• _Problem_
Repeat the material verbatim and drop the pictures.

• _Dataset excerpt_
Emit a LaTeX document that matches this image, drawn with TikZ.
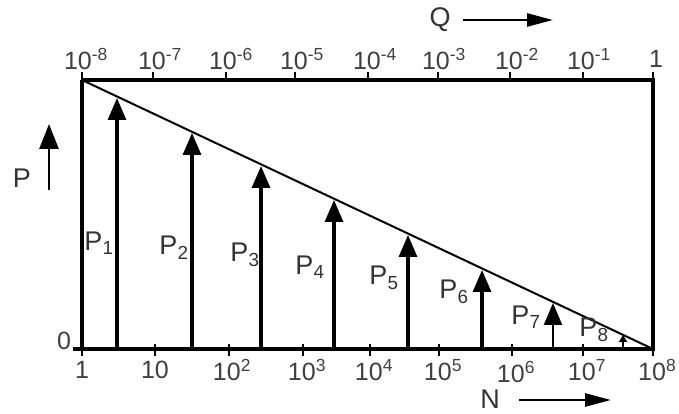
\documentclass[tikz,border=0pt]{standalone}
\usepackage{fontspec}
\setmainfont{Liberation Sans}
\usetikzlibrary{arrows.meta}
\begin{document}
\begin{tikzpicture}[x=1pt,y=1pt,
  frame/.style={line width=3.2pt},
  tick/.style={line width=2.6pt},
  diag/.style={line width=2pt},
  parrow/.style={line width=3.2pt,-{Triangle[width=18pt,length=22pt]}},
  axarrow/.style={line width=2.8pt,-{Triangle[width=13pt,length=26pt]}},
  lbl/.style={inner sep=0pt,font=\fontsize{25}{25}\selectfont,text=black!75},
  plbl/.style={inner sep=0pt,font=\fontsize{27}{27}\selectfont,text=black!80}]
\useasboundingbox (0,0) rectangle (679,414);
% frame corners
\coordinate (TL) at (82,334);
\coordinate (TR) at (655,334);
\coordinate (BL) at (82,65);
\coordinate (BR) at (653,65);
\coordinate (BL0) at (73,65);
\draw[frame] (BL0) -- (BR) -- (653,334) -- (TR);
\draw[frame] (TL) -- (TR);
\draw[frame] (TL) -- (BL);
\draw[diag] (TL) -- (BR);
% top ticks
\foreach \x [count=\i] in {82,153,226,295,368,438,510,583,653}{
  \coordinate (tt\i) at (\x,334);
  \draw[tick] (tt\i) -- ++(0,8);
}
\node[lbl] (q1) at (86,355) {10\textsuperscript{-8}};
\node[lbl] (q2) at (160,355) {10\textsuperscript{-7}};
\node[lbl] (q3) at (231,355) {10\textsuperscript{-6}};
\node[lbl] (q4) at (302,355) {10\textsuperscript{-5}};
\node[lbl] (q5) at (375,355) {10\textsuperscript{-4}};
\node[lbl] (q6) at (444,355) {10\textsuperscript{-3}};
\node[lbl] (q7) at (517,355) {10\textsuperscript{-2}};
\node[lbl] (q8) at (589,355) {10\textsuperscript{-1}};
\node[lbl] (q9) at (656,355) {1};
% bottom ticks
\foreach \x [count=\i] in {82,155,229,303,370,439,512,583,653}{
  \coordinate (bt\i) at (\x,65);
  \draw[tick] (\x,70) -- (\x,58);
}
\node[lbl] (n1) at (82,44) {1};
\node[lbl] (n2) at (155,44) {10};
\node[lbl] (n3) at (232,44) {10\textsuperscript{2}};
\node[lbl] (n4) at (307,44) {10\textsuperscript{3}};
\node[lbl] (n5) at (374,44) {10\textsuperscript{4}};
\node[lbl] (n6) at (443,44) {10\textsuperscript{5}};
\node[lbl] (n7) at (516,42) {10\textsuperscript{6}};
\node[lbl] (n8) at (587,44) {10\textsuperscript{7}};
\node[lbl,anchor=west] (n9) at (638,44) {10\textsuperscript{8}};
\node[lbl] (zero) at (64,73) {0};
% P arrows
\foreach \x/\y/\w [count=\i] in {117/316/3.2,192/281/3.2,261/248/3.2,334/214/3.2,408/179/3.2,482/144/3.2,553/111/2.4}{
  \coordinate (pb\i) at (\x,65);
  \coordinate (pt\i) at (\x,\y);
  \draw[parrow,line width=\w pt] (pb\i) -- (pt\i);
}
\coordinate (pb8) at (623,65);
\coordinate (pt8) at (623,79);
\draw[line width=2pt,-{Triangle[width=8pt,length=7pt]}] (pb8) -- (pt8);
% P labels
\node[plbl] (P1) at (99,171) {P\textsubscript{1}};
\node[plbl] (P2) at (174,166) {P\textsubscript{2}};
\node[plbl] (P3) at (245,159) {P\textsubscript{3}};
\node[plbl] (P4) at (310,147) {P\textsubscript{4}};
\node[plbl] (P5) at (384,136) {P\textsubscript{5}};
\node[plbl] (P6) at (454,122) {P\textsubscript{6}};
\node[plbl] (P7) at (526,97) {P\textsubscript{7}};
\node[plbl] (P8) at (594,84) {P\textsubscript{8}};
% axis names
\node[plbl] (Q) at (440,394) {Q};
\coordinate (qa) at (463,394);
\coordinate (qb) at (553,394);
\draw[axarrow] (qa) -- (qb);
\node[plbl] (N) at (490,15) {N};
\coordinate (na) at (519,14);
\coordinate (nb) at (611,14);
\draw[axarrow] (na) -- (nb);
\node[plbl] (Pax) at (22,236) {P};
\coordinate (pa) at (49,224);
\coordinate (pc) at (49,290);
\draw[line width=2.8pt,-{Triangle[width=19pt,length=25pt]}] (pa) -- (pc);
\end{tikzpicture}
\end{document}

• _Answer for this exercise_
Emit a LaTeX document that matches this image, drawn with TikZ.
\documentclass[tikz,border=0pt]{standalone}
\usepackage{fontspec}
\setmainfont{Liberation Sans}
\usetikzlibrary{arrows.meta}
\begin{document}
\begin{tikzpicture}[x=1pt,y=1pt,
  frame/.style={line width=3.2pt},
  tick/.style={line width=2.6pt},
  diag/.style={line width=2pt},
  parrow/.style={line width=3.2pt,-{Triangle[width=18pt,length=22pt]}},
  axarrow/.style={line width=2.8pt,-{Triangle[width=13pt,length=26pt]}},
  lbl/.style={inner sep=0pt,font=\fontsize{25}{25}\selectfont,text=black!75},
  plbl/.style={inner sep=0pt,font=\fontsize{27}{27}\selectfont,text=black!80}]
\useasboundingbox (0,0) rectangle (679,414);
% frame corners
\coordinate (TL) at (82,334);
\coordinate (TR) at (655,334);
\coordinate (BL) at (82,65);
\coordinate (BR) at (653,65);
\coordinate (BL0) at (73,65);
\draw[frame] (BL0) -- (BR) -- (653,334) -- (TR);
\draw[frame] (TL) -- (TR);
\draw[frame] (TL) -- (BL);
\draw[diag] (TL) -- (BR);
% top ticks
\foreach \x [count=\i] in {82,153,226,295,368,438,510,583,653}{
  \coordinate (tt\i) at (\x,334);
  \draw[tick] (tt\i) -- ++(0,8);
}
\node[lbl] (q1) at (86,355) {10\textsuperscript{-8}};
\node[lbl] (q2) at (160,355) {10\textsuperscript{-7}};
\node[lbl] (q3) at (231,355) {10\textsuperscript{-6}};
\node[lbl] (q4) at (302,355) {10\textsuperscript{-5}};
\node[lbl] (q5) at (375,355) {10\textsuperscript{-4}};
\node[lbl] (q6) at (444,355) {10\textsuperscript{-3}};
\node[lbl] (q7) at (517,355) {10\textsuperscript{-2}};
\node[lbl] (q8) at (589,355) {10\textsuperscript{-1}};
\node[lbl] (q9) at (656,355) {1};
% bottom ticks
\foreach \x [count=\i] in {82,155,229,303,370,439,512,583,653}{
  \coordinate (bt\i) at (\x,65);
  \draw[tick] (\x,70) -- (\x,58);
}
\node[lbl] (n1) at (82,44) {1};
\node[lbl] (n2) at (155,44) {10};
\node[lbl] (n3) at (232,44) {10\textsuperscript{2}};
\node[lbl] (n4) at (307,44) {10\textsuperscript{3}};
\node[lbl] (n5) at (374,44) {10\textsuperscript{4}};
\node[lbl] (n6) at (443,44) {10\textsuperscript{5}};
\node[lbl] (n7) at (516,42) {10\textsuperscript{6}};
\node[lbl] (n8) at (587,44) {10\textsuperscript{7}};
\node[lbl,anchor=west] (n9) at (638,44) {10\textsuperscript{8}};
\node[lbl] (zero) at (64,73) {0};
% P arrows
\foreach \x/\y/\w [count=\i] in {117/316/3.2,192/281/3.2,261/248/3.2,334/214/3.2,408/179/3.2,482/144/3.2,553/111/2.4}{
  \coordinate (pb\i) at (\x,65);
  \coordinate (pt\i) at (\x,\y);
  \draw[parrow,line width=\w pt] (pb\i) -- (pt\i);
}
\coordinate (pb8) at (623,65);
\coordinate (pt8) at (623,79);
\draw[line width=2pt,-{Triangle[width=8pt,length=7pt]}] (pb8) -- (pt8);
% P labels
\node[plbl] (P1) at (99,171) {P\textsubscript{1}};
\node[plbl] (P2) at (174,166) {P\textsubscript{2}};
\node[plbl] (P3) at (245,159) {P\textsubscript{3}};
\node[plbl] (P4) at (310,147) {P\textsubscript{4}};
\node[plbl] (P5) at (384,136) {P\textsubscript{5}};
\node[plbl] (P6) at (454,122) {P\textsubscript{6}};
\node[plbl] (P7) at (526,97) {P\textsubscript{7}};
\node[plbl] (P8) at (594,84) {P\textsubscript{8}};
% axis names
\node[plbl] (Q) at (440,394) {Q};
\coordinate (qa) at (463,394);
\coordinate (qb) at (553,394);
\draw[axarrow] (qa) -- (qb);
\node[plbl] (N) at (490,15) {N};
\coordinate (na) at (519,14);
\coordinate (nb) at (611,14);
\draw[axarrow] (na) -- (nb);
\node[plbl] (Pax) at (22,236) {P};
\coordinate (pa) at (49,224);
\coordinate (pc) at (49,290);
\draw[line width=2.8pt,-{Triangle[width=19pt,length=25pt]}] (pa) -- (pc);
\end{tikzpicture}
\end{document}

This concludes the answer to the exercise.